“Fake News” is a very real thing. It is the publication of hoaxes, propaganda, and disinformation purporting to be real news with the deliberate intent to mislead. Many fake news websites originate from Russia, Macedonia, and Romania.
What it is NOT is an editorial from a respected, established newspaper entitled “Better open records”, which supports a bill to give journalists better access to government records.
The Daily Sentinel, which is the local newspaper for Grand Junction, CO, urged moving forward with the bill and called on State Senator Ray Scott to quit delaying the bill and bring it up for a vote. Their exact words were: “We call on our own Sen. Scott to announce a new committee hearing date and move this bill forward.”
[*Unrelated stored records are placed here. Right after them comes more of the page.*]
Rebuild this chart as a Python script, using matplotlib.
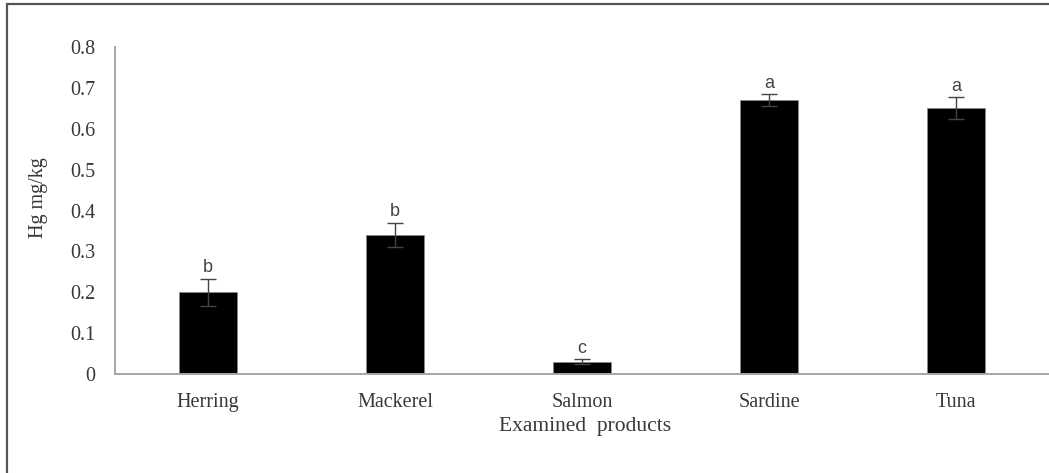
import matplotlib
matplotlib.use("Agg")
import matplotlib.pyplot as plt
from matplotlib.patches import Rectangle

categories = ["Herring", "Mackerel", "Salmon", "Sardine", "Tuna"]
values = [0.20, 0.34, 0.03, 0.67, 0.65]
errors = [0.033, 0.03, 0.006, 0.015, 0.027]
letters = ["b", "b", "c", "a", "a"]
yticks = [0, 0.1, 0.2, 0.3, 0.4, 0.5, 0.6, 0.7, 0.8]
ytick_labels = ["0", "0.1", "0.2", "0.3", "0.4", "0.5", "0.6", "0.7", "0.8"]

W, H = 1049, 473
fig = plt.figure(figsize=(W / 100, H / 100), dpi=100)
fig.patch.set_facecolor("white")

# outer frame
fig.patches.append(Rectangle((6.5 / W, -0.1), 1.2, 1 - 4.5 / H + 0.1,
                             transform=fig.transFigure, fill=False,
                             edgecolor="#555555", linewidth=1.6))

ax = fig.add_axes([114.5 / W, 1 - 374 / H, (1049.5 - 114.5) / W, (374 - 47) / H])
x = list(range(len(categories)))
ax.bar(x, values, width=0.31, color="black", edgecolor="#888888", linewidth=0.6, zorder=2)
ax.errorbar(x, values, yerr=errors, fmt="none", ecolor="#444444",
            elinewidth=1.0, capsize=5.5, capthick=1.0, zorder=3)
for xi, v, e, t in zip(x, values, errors, letters):
    ax.text(xi, v + e + 0.006, t, ha="center", va="bottom", fontsize=13,
            color="#444444", family="Liberation Sans")

ax.set_xlim(-0.5, 4.5)
ax.set_ylim(0, 0.8)
ax.set_yticks(yticks)
ax.set_yticklabels(ytick_labels)
ax.set_xticks(x)
ax.set_xticklabels(categories)
ax.tick_params(axis="both", length=0, labelsize=14.5, labelcolor="#383838")
ax.tick_params(axis="y", pad=14)
ax.tick_params(axis="x", pad=13.5)
for lab in ax.get_xticklabels() + ax.get_yticklabels():
    lab.set_family("Liberation Serif")

for s in ["top", "right"]:
    ax.spines[s].set_visible(False)
for s in ["left", "bottom"]:
    ax.spines[s].set_color("#a6a6a6")
    ax.spines[s].set_linewidth(1.4)

ax.set_ylabel("Hg mg/kg", family="Liberation Serif", fontsize=14.5, color="#383838")
ax.yaxis.set_label_coords((38 - 114.5) / 935, (374 - 198) / 327)
ax.set_xlabel("Examined  products", family="Liberation Serif", fontsize=15.5,
              color="#383838")
ax.xaxis.set_label_coords((585 - 114.5) / 935, (374 - 426) / 327)
ax.xaxis.label.set_va("center")
ax.yaxis.label.set_va("center")

fig.savefig("out.png", dpi=100, facecolor="white")
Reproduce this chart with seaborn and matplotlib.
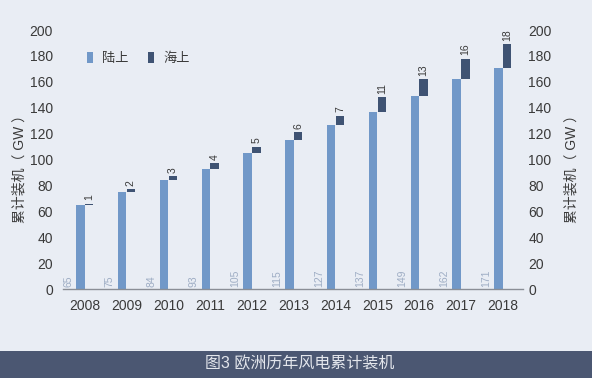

This is how Ray Scott responded:
On Twitter, he said:
We have our own fake news in Grand Junction...
On Facebook, he said:
The very liberal GJ Sentinel is attempting to apply pressure for me to move a bill. They have no facts, as usual, and tried to call me out on SB 40 know as the CORA bill. They haven't contacted me to get any information on why the bill has been delayed but choose to run a fake news story demanding I run the bill.
Jay Seaton, the Sentinel’s publisher, isn’t having any of it.
We are seeing a trend, not just here in Colorado, but that politicians for a variety of reasons have taken to calling very legitimate media entities — whether it be The New York Times, The Washington Post or CNN — fake news...t's intended to delegitimize those sources for news.
Seaton is correct. He is also correct that this smear, which is only used by republicans, constitutes defamation. Seaton said he is going to take his time and decide whether to sue within the next couple of weeks, but I hope he goes forward with it.
If he does, it would set a legal definition of what is considered fake news and what is not. I think a line in the sand has to be drawn. When I write about specific people, I am very careful what I say. I reference everything and make sure my quotes are accurate. I know that if I am not careful, I would get a libel lawsuit. I don’t consider this an abridgement against my First Amendment rights--I can't just make up something about somebody. I have an obligation to be accurate.
I think the same principle applies here. You can’t smear a publication with a clearly-defined label of "Fake News" just because you don't like what they say about you. If politicians can get away with undermining legitimate publications, we won’t have a press for the First Amendment to protect.